BEGIN Supplied material
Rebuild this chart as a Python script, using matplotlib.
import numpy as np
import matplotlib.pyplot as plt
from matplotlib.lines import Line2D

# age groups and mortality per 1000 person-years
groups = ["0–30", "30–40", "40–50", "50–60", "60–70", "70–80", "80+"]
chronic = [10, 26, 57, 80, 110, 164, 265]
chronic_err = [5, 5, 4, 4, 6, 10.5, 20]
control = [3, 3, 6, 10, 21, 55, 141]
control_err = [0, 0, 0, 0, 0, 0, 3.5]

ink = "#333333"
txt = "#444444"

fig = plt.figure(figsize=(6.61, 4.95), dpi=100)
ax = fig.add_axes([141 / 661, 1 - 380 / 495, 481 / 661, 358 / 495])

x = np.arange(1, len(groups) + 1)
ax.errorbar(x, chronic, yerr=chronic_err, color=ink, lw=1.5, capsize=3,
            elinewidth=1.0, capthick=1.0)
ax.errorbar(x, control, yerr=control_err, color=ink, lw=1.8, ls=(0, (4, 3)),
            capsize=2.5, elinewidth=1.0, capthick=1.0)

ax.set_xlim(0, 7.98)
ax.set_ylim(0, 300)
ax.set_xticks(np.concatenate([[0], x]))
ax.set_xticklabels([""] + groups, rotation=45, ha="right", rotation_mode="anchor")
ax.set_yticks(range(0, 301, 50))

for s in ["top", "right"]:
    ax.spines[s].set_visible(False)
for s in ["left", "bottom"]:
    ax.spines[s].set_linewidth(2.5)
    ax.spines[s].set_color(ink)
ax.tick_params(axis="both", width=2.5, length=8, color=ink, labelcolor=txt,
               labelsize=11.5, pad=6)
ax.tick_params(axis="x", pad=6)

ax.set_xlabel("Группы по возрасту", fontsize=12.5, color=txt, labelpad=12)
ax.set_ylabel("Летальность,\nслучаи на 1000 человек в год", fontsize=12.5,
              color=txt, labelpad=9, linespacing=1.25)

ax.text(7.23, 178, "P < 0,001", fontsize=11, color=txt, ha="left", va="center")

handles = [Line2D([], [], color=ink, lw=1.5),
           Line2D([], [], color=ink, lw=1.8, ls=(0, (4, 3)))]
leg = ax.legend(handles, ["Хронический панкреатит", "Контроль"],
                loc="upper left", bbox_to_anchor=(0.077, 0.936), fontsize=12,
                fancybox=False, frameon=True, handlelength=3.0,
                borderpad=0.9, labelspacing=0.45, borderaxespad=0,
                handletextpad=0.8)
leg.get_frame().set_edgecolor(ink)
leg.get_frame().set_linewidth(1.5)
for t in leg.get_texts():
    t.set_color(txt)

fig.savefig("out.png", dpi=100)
END Supplied material
BEGIN Supplied material
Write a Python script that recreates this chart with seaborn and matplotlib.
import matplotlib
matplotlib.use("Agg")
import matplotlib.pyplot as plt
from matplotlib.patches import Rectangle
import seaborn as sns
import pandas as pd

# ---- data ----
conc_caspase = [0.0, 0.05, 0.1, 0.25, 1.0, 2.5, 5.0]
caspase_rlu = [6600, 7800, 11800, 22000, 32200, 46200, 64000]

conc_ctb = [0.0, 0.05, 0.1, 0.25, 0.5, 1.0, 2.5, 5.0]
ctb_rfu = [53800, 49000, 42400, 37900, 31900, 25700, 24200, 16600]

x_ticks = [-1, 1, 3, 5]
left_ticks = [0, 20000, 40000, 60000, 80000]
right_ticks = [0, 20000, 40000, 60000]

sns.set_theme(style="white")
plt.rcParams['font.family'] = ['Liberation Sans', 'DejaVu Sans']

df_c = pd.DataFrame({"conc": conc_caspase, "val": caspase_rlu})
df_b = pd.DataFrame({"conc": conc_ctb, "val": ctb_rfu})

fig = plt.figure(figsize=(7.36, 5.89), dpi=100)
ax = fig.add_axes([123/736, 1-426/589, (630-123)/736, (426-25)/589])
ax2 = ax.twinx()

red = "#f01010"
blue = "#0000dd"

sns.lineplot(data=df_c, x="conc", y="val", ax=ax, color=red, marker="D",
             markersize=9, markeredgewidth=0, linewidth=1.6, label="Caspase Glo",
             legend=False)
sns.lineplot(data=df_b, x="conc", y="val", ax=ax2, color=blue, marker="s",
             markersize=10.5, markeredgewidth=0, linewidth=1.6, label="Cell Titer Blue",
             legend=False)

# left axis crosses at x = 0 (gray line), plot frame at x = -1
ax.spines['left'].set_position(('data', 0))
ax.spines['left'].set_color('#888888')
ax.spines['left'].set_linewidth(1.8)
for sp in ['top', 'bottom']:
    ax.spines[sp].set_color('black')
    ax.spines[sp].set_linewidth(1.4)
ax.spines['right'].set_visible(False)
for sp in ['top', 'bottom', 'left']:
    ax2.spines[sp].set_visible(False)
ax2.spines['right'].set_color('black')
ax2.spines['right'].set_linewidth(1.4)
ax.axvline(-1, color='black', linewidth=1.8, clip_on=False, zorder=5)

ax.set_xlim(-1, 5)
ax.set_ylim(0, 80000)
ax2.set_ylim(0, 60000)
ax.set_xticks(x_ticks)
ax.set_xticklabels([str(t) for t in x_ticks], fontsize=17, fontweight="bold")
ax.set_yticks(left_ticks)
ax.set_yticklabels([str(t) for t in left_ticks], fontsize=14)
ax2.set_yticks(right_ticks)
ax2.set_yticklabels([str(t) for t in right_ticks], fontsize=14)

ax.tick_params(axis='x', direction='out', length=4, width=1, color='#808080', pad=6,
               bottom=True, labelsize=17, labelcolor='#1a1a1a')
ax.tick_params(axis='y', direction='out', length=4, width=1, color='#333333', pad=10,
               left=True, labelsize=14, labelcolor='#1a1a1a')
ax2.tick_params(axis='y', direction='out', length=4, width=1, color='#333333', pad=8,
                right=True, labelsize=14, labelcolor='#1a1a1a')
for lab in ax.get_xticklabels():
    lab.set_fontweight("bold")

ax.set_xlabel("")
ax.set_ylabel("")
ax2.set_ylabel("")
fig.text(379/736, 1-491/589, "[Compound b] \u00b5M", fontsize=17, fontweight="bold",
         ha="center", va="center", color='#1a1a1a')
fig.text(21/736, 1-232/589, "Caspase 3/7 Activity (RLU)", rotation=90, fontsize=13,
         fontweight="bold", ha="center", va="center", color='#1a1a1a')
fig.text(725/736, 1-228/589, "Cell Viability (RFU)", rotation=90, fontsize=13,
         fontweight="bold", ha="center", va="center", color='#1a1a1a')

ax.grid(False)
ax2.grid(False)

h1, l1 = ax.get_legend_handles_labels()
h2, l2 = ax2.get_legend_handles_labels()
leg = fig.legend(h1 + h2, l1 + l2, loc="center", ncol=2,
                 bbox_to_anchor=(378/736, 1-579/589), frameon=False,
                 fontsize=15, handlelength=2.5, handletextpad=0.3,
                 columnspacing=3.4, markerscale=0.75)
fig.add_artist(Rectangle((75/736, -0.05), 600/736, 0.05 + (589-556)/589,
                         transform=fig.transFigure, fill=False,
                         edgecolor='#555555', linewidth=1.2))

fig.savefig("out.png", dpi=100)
END Supplied material
Task prompt →
Extract, word for word, the line containing "Rebuild this chart", the line containing "ax.set_yticks(range(0, 301, 50))", and every line between them.

Correct result →
Rebuild this chart as a Python script, using matplotlib.
import numpy as np
import matplotlib.pyplot as plt
from matplotlib.lines import Line2D

# age groups and mortality per 1000 person-years
groups = ["0–30", "30–40", "40–50", "50–60", "60–70", "70–80", "80+"]
chronic = [10, 26, 57, 80, 110, 164, 265]
chronic_err = [5, 5, 4, 4, 6, 10.5, 20]
control = [3, 3, 6, 10, 21, 55, 141]
control_err = [0, 0, 0, 0, 0, 0, 3.5]

ink = "#333333"
txt = "#444444"

fig = plt.figure(figsize=(6.61, 4.95), dpi=100)
ax = fig.add_axes([141 / 661, 1 - 380 / 495, 481 / 661, 358 / 495])

x = np.arange(1, len(groups) + 1)
ax.errorbar(x, chronic, yerr=chronic_err, color=ink, lw=1.5, capsize=3,
            elinewidth=1.0, capthick=1.0)
ax.errorbar(x, control, yerr=control_err, color=ink, lw=1.8, ls=(0, (4, 3)),
            capsize=2.5, elinewidth=1.0, capthick=1.0)

ax.set_xlim(0, 7.98)
ax.set_ylim(0, 300)
ax.set_xticks(np.concatenate([[0], x]))
ax.set_xticklabels([""] + groups, rotation=45, ha="right", rotation_mode="anchor")
ax.set_yticks(range(0, 301, 50))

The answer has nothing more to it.